Once the fuselage was complete, the nose cone was the next step. Some added fins made out of duct tape, which added weight, that could aid or hinder flight depending on how it was used. Once the participants had their rockets completed, the challenge was given.
Similar to the 2014 National Youth Experiment, the children were tasked with making a rocket capable of delivering a fragile payload – one fully intact Dorito tortilla chip – to people stuck on a deserted island, propelled by the air of a stomp rocket.
“You only get one chance,” said LeCompte, “unless your Dorito stays intact, then you might get a second chance.”
Using what they could find among the materials provided and the recycle bin in the office, the builders configured holders to attach to their rockets. Some of the configurations did better than others. Zahria Shipp, 12, used a clothespin to clamp a folded piece of Styrofoam to hold her chip.
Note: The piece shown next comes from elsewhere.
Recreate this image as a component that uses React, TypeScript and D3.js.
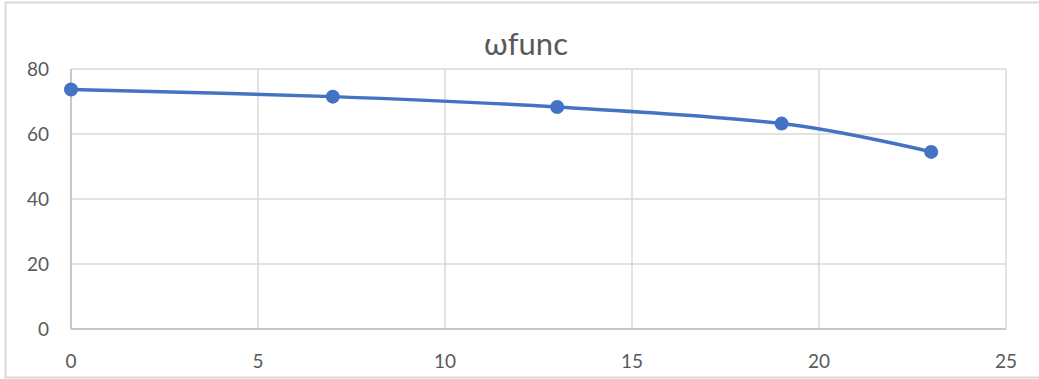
import React from "react";
import * as d3 from "d3";

const xValues = [0, 7, 13, 19, 23];
const yValues = [73.7, 71.5, 68.3, 63.2, 54.5];
const xTicks = [0, 5, 10, 15, 20, 25];
const yTicks = [0, 20, 40, 60, 80];
const title = "ωfunc";

const W = 1039;
const H = 379;
const FONT = "Lato, 'Open Sans', sans-serif";

export default function App() {
  const x = d3.scaleLinear().domain([0, 25]).range([71, 1006]);
  const y = d3.scaleLinear().domain([0, 80]).range([329, 69]);
  const pts = xValues.map((v, i) => [x(v), y(yValues[i])] as [number, number]);
  const line = d3.line().curve(d3.curveCardinal.tension(0))(pts) || "";
  const grid = "#d9d9d9";
  const text = "#595959";
  return (
    <svg
      width={W}
      height={H}
      style={{ position: "absolute", left: 0, top: 0, background: "#fff" }}
    >
      <rect x={5.5} y={2.5} width={W + 10} height={375} fill="#fff" stroke={grid} strokeWidth={2} />
      {yTicks.map((t) => (
        <line key={"gy" + t} x1={x(0)} x2={x(25)} y1={y(t)} y2={y(t)} stroke={grid} strokeWidth={1.5} />
      ))}
      {xTicks.map((t) => (
        <line key={"gx" + t} x1={x(t)} x2={x(t)} y1={y(0)} y2={y(80)} stroke={grid} strokeWidth={1.5} />
      ))}
      <line x1={x(0)} x2={x(25)} y1={y(0)} y2={y(0)} stroke="#bfbfbf" strokeWidth={1.5} />
      <line x1={x(0)} x2={x(0)} y1={y(0)} y2={y(80)} stroke="#bfbfbf" strokeWidth={1.5} />
      {yTicks.map((t) => (
        <text key={"ly" + t} x={49} y={y(t)} dy="0.36em" textAnchor="end" fontFamily={FONT} fontSize={19} fill={text}>
          {t}
        </text>
      ))}
      {xTicks.map((t) => (
        <text key={"lx" + t} x={x(t)} y={368} textAnchor="middle" fontFamily={FONT} fontSize={19} fill={text}>
          {t}
        </text>
      ))}
      <text x={526} y={55} textAnchor="middle" fontFamily={FONT} fontSize={31} fill={text}>
        {title}
      </text>
      <path d={line} fill="none" stroke="#4472C4" strokeWidth={3.5} strokeLinecap="round" />
      {pts.map((p, i) => (
        <circle key={i} cx={p[0]} cy={p[1]} r={7} fill="#4472C4" />
      ))}
    </svg>
  );
}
A few tried taping empty marker cartons to the side of their rockets, which ended up acting like a wing and sent the rocket too far. Ethan Moreno, 10, and Noah Sorg, 10, decided to use card stock to build a small box to hold the payload.
Ethan made two boxes, one on each side of his rocket, to balance the weight. But when he launched the rocket, the air resistance of the boxes sheared them both off, leaving them near the launch pad as the fuselage sailed on.
Noah, having built rockets before, had an edge in this competition. Using only one holder on the front of the rocket was part of his strategy. “I had more weight on the back than in the front so that the front could fly through the air smoother and it would tilt over so that it would land on the back seam,” he said.
Noah’s rocket had cleared the launch pad, as the apparatus – an empty 2-liter soda bottle connected to a few short lengths of PVC pipe – fell to pieces. His calculations were correct as his rocket landed in the grass, touching the newspaper target with his payload intact. “He made it to the beach, “ shouted LeCompte.
The experiment concluded with no other rockets reaching the island. Afterward the scientists went back to work on building their next rockets, ones that would be propelled by gunpowder-fired engines.
The group ended their day with a trip to Frank Liske Park, launching several of the engine powered rockets along with the participants’ interest in science.